Promoting nuclear disarmament through film: UNODA’s Nuclear Disarmament Documentary Film Series

May 29th, 2015

A documentary film series on nuclear disarmament, hosted in May by the Information and Outreach Branch (IOB) of the Office for Disarmament Affairs (ODA), proved both thought-provoking and inspiring. The series, held on the margins of the 2015 Nuclear Non-Proliferation Treaty (NPT) Review Conference, complemented the formal discussions on disarmament and nuclear non-proliferation underway at the Conference.

Massaki-Tanabe_DHLA
Director of “What Happened that Day,” Massaki Tanabe discusses his film with the audience.

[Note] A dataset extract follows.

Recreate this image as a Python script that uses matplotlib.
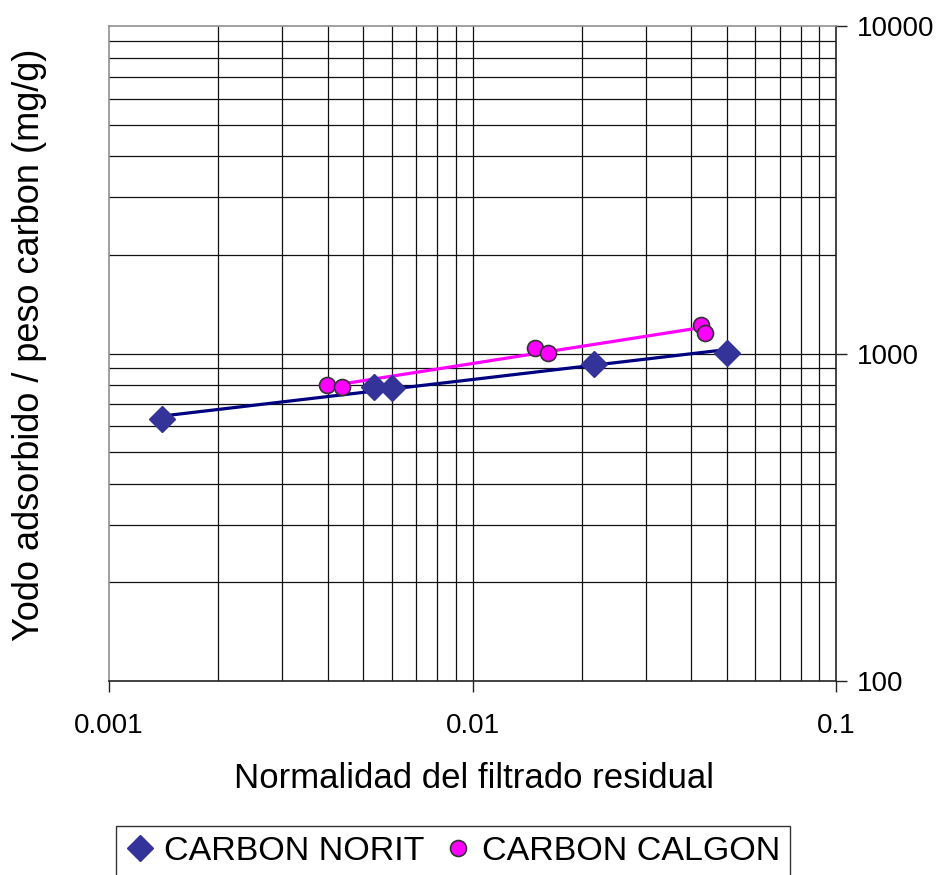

IOB carefully selected four films that adopt different approaches to nuclear disarmament to highlight the complexity of the issue. Peter Anthony’s documentary, ‘The Man Who Saved the World’, opened the film series by dramatically depicting the vulnerability of nuclear weapons to human error. This reality was explored further in the film ‘Countdown to Zero’ by Lucy Walker, which is structured around the notion that nuclear security is prone to “accident, miscalculation and madness”. Robert Frye’s sobering documentary, ‘In My Lifetime’ challenged viewers to question whether it is possible to rid the world of the most destructive weapons by taking on the complex realities of the nuclear world. Another film by Mr. Masaaki Tanabe, ‘What Happened that Day’, left the audience with a deeper emotional connection to atomic bomb survivors in Japan known as hibakusha. Mr. Tanabe, himself a hibakusha, used computer generated graphics to represent what happened on the day of the atomic bombing of Hiroshima. The premiere screening of Mr. Tanabe’s film received special attention from Japanese media.

Several factors enhanced the impact of these exceptional films. First, the series attracted a diverse audience. Given that the films were screened throughout the NPT Review Conference, NGO representatives and diplomats who are involved in current nuclear disarmament and non-proliferation efforts had the opportunity to consider the issue from different perspectives. Moreover, the screenings were open to the general public, which provided young people and citizens with an opportunity to engage with one of the most important – and least understood – security issues facing our world.

“This was a wonderful film series, enriched by the presence of the directors and producers who introduced their own works,” said Soo Hyun Kim, Political Affairs Officer from ODA. “Not only did this create a buzz about the screenings, but it also gave the audience unique insights into the films and how they were made. After the films were shown and during the Q & A, some audience members commented that they had been deeply moved by the films and a number of people said that they had been inspired to tell others about the need for nuclear disarmament”.